>> start MATERIAL
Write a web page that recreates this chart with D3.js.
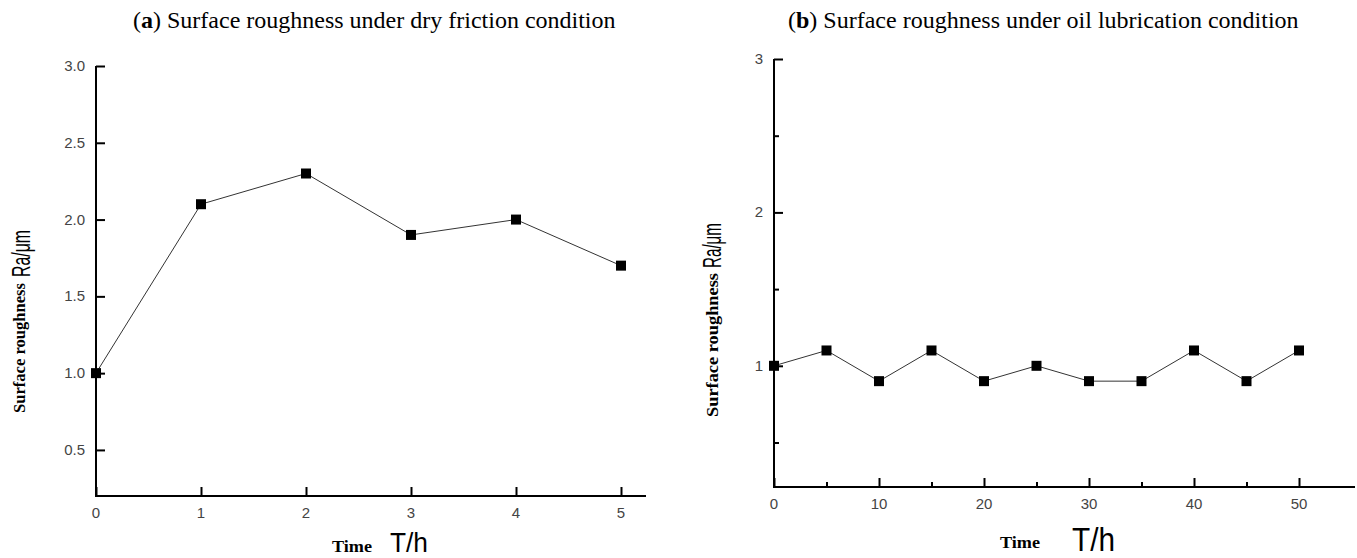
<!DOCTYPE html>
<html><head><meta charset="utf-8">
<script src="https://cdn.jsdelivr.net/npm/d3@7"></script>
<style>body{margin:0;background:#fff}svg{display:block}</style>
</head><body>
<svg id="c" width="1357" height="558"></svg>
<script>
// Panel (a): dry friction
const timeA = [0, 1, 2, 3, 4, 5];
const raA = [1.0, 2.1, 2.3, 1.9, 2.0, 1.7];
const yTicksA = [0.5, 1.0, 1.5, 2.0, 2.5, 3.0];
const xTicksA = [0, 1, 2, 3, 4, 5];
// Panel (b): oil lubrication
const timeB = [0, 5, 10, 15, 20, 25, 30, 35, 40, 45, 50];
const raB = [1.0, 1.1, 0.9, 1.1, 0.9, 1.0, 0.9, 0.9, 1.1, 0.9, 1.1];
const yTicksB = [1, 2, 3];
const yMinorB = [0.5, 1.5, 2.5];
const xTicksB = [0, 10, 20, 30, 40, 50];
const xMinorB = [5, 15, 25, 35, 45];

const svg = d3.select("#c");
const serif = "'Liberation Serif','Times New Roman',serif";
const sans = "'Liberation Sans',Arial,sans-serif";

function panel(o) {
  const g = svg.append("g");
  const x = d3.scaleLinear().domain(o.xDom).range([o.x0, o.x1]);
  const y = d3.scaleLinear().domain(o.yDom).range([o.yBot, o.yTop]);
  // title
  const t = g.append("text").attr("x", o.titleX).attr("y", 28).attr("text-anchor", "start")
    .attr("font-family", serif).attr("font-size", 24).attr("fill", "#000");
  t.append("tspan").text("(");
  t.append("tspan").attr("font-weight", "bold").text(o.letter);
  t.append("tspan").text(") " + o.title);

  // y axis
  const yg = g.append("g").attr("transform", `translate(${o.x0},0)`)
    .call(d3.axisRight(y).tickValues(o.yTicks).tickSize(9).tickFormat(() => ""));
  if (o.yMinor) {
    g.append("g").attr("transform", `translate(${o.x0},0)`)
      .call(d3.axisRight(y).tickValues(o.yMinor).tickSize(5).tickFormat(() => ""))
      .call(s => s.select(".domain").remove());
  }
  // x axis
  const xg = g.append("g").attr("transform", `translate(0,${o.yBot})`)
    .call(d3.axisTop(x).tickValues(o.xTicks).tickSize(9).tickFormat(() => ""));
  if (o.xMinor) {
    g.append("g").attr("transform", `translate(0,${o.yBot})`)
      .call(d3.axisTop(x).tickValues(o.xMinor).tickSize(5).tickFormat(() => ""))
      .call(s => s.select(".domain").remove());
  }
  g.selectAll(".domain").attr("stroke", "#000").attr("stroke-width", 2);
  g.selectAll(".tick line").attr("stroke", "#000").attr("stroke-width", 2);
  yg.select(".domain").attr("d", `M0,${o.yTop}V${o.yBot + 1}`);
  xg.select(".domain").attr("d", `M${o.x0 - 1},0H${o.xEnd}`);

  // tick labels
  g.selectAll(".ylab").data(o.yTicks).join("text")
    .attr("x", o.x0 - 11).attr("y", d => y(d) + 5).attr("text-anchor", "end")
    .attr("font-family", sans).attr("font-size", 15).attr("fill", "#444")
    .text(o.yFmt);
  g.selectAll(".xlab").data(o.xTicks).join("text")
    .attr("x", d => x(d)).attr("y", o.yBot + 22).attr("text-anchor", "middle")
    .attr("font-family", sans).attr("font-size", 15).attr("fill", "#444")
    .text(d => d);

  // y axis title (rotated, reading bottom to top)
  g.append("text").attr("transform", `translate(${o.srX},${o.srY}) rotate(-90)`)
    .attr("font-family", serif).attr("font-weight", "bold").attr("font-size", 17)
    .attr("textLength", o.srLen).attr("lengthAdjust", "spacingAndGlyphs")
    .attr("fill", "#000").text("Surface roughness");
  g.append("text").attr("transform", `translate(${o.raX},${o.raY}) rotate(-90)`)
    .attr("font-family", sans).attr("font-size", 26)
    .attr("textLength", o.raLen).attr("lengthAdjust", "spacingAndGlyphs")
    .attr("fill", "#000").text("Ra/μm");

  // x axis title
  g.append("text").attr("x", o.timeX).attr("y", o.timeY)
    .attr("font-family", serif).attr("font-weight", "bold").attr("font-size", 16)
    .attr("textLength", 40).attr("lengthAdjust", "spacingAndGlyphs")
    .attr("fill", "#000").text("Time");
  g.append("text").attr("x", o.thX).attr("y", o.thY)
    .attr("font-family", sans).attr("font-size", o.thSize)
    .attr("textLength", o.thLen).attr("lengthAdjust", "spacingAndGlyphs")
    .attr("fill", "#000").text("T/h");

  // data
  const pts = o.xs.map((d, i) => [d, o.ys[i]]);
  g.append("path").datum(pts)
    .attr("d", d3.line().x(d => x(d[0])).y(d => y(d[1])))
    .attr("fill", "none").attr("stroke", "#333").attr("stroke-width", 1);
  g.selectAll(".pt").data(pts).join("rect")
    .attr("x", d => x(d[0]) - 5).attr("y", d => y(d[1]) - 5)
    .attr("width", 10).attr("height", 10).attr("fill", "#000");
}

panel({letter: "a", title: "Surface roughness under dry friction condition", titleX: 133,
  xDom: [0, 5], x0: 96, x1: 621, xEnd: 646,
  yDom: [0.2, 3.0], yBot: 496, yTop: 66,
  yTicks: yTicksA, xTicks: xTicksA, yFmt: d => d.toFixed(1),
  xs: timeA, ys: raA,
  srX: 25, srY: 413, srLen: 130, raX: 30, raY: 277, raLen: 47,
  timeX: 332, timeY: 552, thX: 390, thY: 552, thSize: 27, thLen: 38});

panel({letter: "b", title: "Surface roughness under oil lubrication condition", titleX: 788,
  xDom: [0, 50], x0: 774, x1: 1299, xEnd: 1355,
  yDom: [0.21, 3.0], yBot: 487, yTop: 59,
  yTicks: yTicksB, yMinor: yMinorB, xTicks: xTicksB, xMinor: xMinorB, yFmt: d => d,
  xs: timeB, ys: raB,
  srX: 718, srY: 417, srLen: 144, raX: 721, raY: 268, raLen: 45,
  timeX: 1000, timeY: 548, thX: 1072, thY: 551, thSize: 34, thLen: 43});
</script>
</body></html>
>> end MATERIAL
(WHAT IS REQUIRED)
Transcribe all of the material exactly, leaving out whatever pictures it contains.

(FULL OUTPUT)
Write a web page that recreates this chart with D3.js.
<!DOCTYPE html>
<html><head><meta charset="utf-8">
<script src="https://cdn.jsdelivr.net/npm/d3@7"></script>
<style>body{margin:0;background:#fff}svg{display:block}</style>
</head><body>
<svg id="c" width="1357" height="558"></svg>
<script>
// Panel (a): dry friction
const timeA = [0, 1, 2, 3, 4, 5];
const raA = [1.0, 2.1, 2.3, 1.9, 2.0, 1.7];
const yTicksA = [0.5, 1.0, 1.5, 2.0, 2.5, 3.0];
const xTicksA = [0, 1, 2, 3, 4, 5];
// Panel (b): oil lubrication
const timeB = [0, 5, 10, 15, 20, 25, 30, 35, 40, 45, 50];
const raB = [1.0, 1.1, 0.9, 1.1, 0.9, 1.0, 0.9, 0.9, 1.1, 0.9, 1.1];
const yTicksB = [1, 2, 3];
const yMinorB = [0.5, 1.5, 2.5];
const xTicksB = [0, 10, 20, 30, 40, 50];
const xMinorB = [5, 15, 25, 35, 45];

const svg = d3.select("#c");
const serif = "'Liberation Serif','Times New Roman',serif";
const sans = "'Liberation Sans',Arial,sans-serif";

function panel(o) {
  const g = svg.append("g");
  const x = d3.scaleLinear().domain(o.xDom).range([o.x0, o.x1]);
  const y = d3.scaleLinear().domain(o.yDom).range([o.yBot, o.yTop]);
  // title
  const t = g.append("text").attr("x", o.titleX).attr("y", 28).attr("text-anchor", "start")
    .attr("font-family", serif).attr("font-size", 24).attr("fill", "#000");
  t.append("tspan").text("(");
  t.append("tspan").attr("font-weight", "bold").text(o.letter);
  t.append("tspan").text(") " + o.title);

  // y axis
  const yg = g.append("g").attr("transform", `translate(${o.x0},0)`)
    .call(d3.axisRight(y).tickValues(o.yTicks).tickSize(9).tickFormat(() => ""));
  if (o.yMinor) {
    g.append("g").attr("transform", `translate(${o.x0},0)`)
      .call(d3.axisRight(y).tickValues(o.yMinor).tickSize(5).tickFormat(() => ""))
      .call(s => s.select(".domain").remove());
  }
  // x axis
  const xg = g.append("g").attr("transform", `translate(0,${o.yBot})`)
    .call(d3.axisTop(x).tickValues(o.xTicks).tickSize(9).tickFormat(() => ""));
  if (o.xMinor) {
    g.append("g").attr("transform", `translate(0,${o.yBot})`)
      .call(d3.axisTop(x).tickValues(o.xMinor).tickSize(5).tickFormat(() => ""))
      .call(s => s.select(".domain").remove());
  }
  g.selectAll(".domain").attr("stroke", "#000").attr("stroke-width", 2);
  g.selectAll(".tick line").attr("stroke", "#000").attr("stroke-width", 2);
  yg.select(".domain").attr("d", `M0,${o.yTop}V${o.yBot + 1}`);
  xg.select(".domain").attr("d", `M${o.x0 - 1},0H${o.xEnd}`);

  // tick labels
  g.selectAll(".ylab").data(o.yTicks).join("text")
    .attr("x", o.x0 - 11).attr("y", d => y(d) + 5).attr("text-anchor", "end")
    .attr("font-family", sans).attr("font-size", 15).attr("fill", "#444")
    .text(o.yFmt);
  g.selectAll(".xlab").data(o.xTicks).join("text")
    .attr("x", d => x(d)).attr("y", o.yBot + 22).attr("text-anchor", "middle")
    .attr("font-family", sans).attr("font-size", 15).attr("fill", "#444")
    .text(d => d);

  // y axis title (rotated, reading bottom to top)
  g.append("text").attr("transform", `translate(${o.srX},${o.srY}) rotate(-90)`)
    .attr("font-family", serif).attr("font-weight", "bold").attr("font-size", 17)
    .attr("textLength", o.srLen).attr("lengthAdjust", "spacingAndGlyphs")
    .attr("fill", "#000").text("Surface roughness");
  g.append("text").attr("transform", `translate(${o.raX},${o.raY}) rotate(-90)`)
    .attr("font-family", sans).attr("font-size", 26)
    .attr("textLength", o.raLen).attr("lengthAdjust", "spacingAndGlyphs")
    .attr("fill", "#000").text("Ra/μm");

  // x axis title
  g.append("text").attr("x", o.timeX).attr("y", o.timeY)
    .attr("font-family", serif).attr("font-weight", "bold").attr("font-size", 16)
    .attr("textLength", 40).attr("lengthAdjust", "spacingAndGlyphs")
    .attr("fill", "#000").text("Time");
  g.append("text").attr("x", o.thX).attr("y", o.thY)
    .attr("font-family", sans).attr("font-size", o.thSize)
    .attr("textLength", o.thLen).attr("lengthAdjust", "spacingAndGlyphs")
    .attr("fill", "#000").text("T/h");

  // data
  const pts = o.xs.map((d, i) => [d, o.ys[i]]);
  g.append("path").datum(pts)
    .attr("d", d3.line().x(d => x(d[0])).y(d => y(d[1])))
    .attr("fill", "none").attr("stroke", "#333").attr("stroke-width", 1);
  g.selectAll(".pt").data(pts).join("rect")
    .attr("x", d => x(d[0]) - 5).attr("y", d => y(d[1]) - 5)
    .attr("width", 10).attr("height", 10).attr("fill", "#000");
}

panel({letter: "a", title: "Surface roughness under dry friction condition", titleX: 133,
  xDom: [0, 5], x0: 96, x1: 621, xEnd: 646,
  yDom: [0.2, 3.0], yBot: 496, yTop: 66,
  yTicks: yTicksA, xTicks: xTicksA, yFmt: d => d.toFixed(1),
  xs: timeA, ys: raA,
  srX: 25, srY: 413, srLen: 130, raX: 30, raY: 277, raLen: 47,
  timeX: 332, timeY: 552, thX: 390, thY: 552, thSize: 27, thLen: 38});

panel({letter: "b", title: "Surface roughness under oil lubrication condition", titleX: 788,
  xDom: [0, 50], x0: 774, x1: 1299, xEnd: 1355,
  yDom: [0.21, 3.0], yBot: 487, yTop: 59,
  yTicks: yTicksB, yMinor: yMinorB, xTicks: xTicksB, xMinor: xMinorB, yFmt: d => d,
  xs: timeB, ys: raB,
  srX: 718, srY: 417, srLen: 144, raX: 721, raY: 268, raLen: 45,
  timeX: 1000, timeY: 548, thX: 1072, thY: 551, thSize: 34, thLen: 43});
</script>
</body></html>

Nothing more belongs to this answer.